The JMR technology demonstration (TD) is intended to apply to all classes of Army rotorcraft from armed scout to heavy lift, but is focused on the medium utility class because replacing the Black Hawk fleet “offers the biggest bang for the buck,” says Ned Chase. He is JMR technology-demonstration team lead and chief of the platform technology division at the Army’s Aviation Applied Technology Directorate (AATD). The Army wants to field a medium-utility JMR by 2030.
The JMR TD will be divided into two parts—Phase 1 for the air vehicle and Phase 2 for its mission system, which lags by two years in recognition that electronics advance faster than airframes, rotors, engines and drive systems. Both phases are to be completed by the end of fiscal 2019, when the Army plans to be in position to launch the engineering and manufacturing development program for a next-generation rotorcraft.
The JMR TD will be the culmination of a decade-long rotorcraft science and technology (S&T) road map that has been followed without it being clear, until now, exactly how and when it would be applied and whether to upgrading existing helicopters or developing all-new rotorcraft.
“In the 2004 timeframe, we looked at what we needed to address and where to invest,” says Chase. “We looked at the Army’s aviation gap analysis and asked the Defense Department, NASA and the FAA to participate in formulating an investment portfolio that would stand the test of time,” he says. “Our investment strategy has been constant over time. There have been budget changes, but the portfolio has stayed relatively stable.” Chase believes that stability has given industry confidence about where to spend its own R&D money. “Industry has matched almost every dollar we have spent,” he says.
Confidence will be critical, because AATD needs significant cost-sharing from industry to achieve its goal of flying two competing demonstrators. The Army has committed funds for a single air vehicle, with $188 million budgeted in fiscal 2012-16, but AATD hopes funding from other services and cost-sharing by industry will enable it to afford two competing aircraft. “I think we can find a way to do two,” Chase says.

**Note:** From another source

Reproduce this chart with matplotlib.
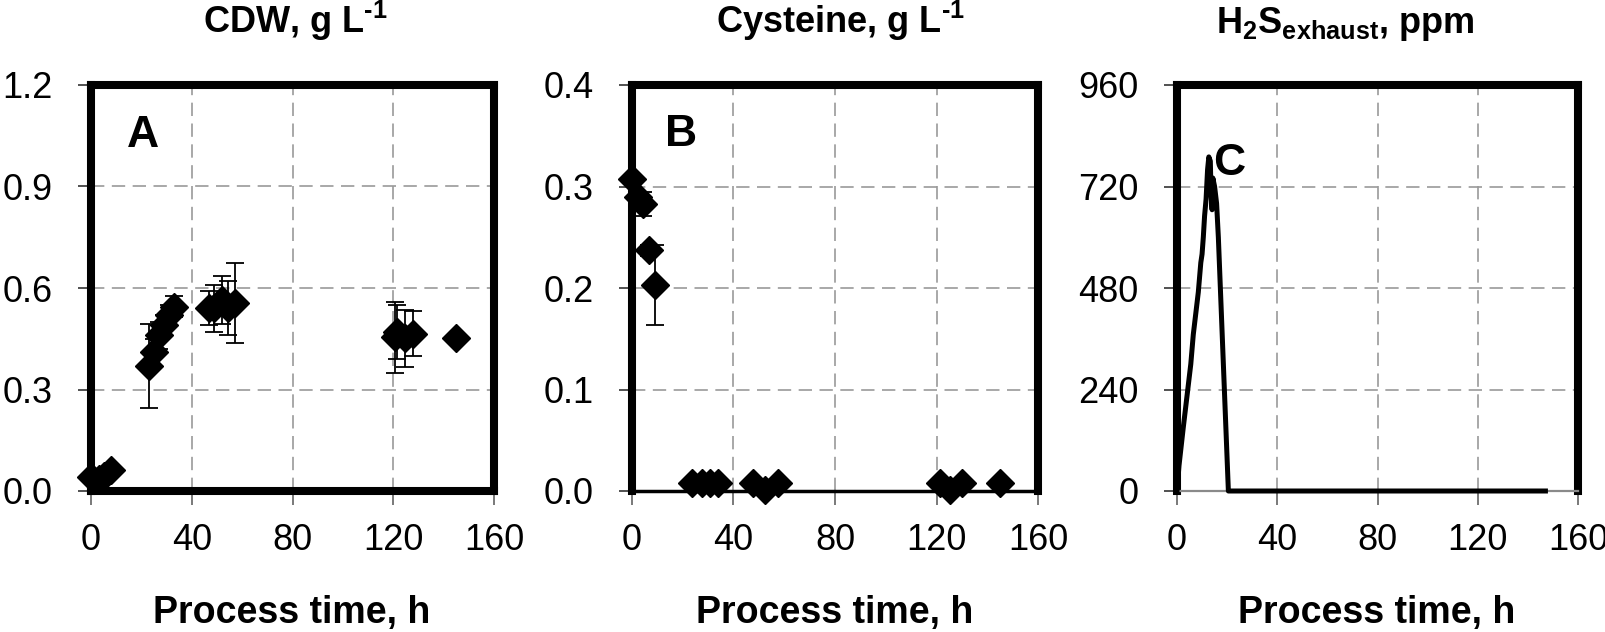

Of the money budgeted, $75 million is so-called BA4 dollars, usually provided by programs to fund prototypes. By establishing this funding line, the Army hopes to bridge the “valley of death” that often prevents technology transitioning from S&T to programs, Chase says.
Whether the funding is sufficient is another issue. “It’s not clear how much technology will be demonstrated,” says Mike Hirschberg, executive director of the American Helicopter Society International. “It’s easy to do a demo with a certain amount of money. It’s easy to demonstrate advanced technology with sufficient money. You can’t demonstrate a lot of next-generation technology with an inadequate amount of funds.”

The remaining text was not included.